一般的にいって、中学生は理屈が立つようになります。これが思春期の特徴です。
子どもに何か課題があり、改善したり、治したりしたいとき、大人は理屈で説得しようとします。
しかし、たいていの場合、子どもに理屈は通じません。理屈で説得しようとしても、理屈がかえってくるだけです。
期末テストの日の朝、高い熱を出しながらも、テストを受けに登校してきた生徒が職員室にいます。
教員は無理して受けなくてもいいと思い、家に帰ったらどうかと考えています。
「無理して受けても、その様子では力を出せないよ。思うような点数が取れないと残念に思うだろう。8時50分から試験だから早く家に帰ったら。
時間がないし。」
「時間がないから、早く教室へいきたいのです」
こうなると、会話が続かなくなります。
理屈でのやりとりは、お互いの論点と何を大切に感じているかという点が、合っていないと話し合いや議論にはならないのです。
教員は健康面や体調を整えることを大切に考えていますが、生徒はテストに出ることを大切に思っています。
教員がいくら家に帰って安静にすることを提案しても、生徒はテストが終わってから安静にしたらいいと考えているかもしれません。
ただし、生徒と理屈で話す必要がある場合も、もちろんあります。本質を理解して次回に活かしてほしい場合です。

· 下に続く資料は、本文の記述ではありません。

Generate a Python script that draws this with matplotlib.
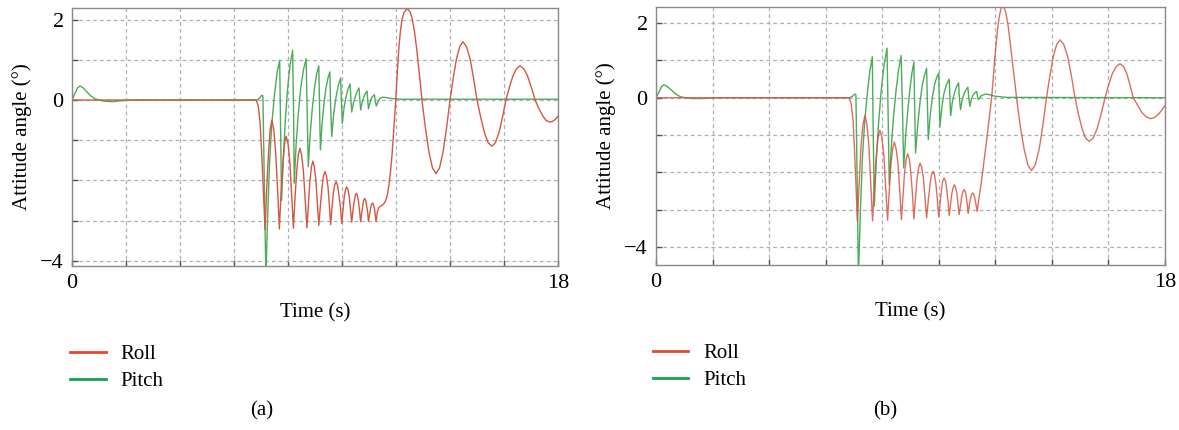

そのようなときは、まず論点や大切にすることを合わせることから始めます。
「私は、テストの点がよくなかったと後悔してほしくないんだけど、どうかな」とゆっくりと傍らで話を始めたとき、「自分もそう思うけど、テストのためにせっかく勉強したんだから・・・」と話し出すのです。
こうなったとき初めて、テストを受けるか受けないかの本音での会話が始まります。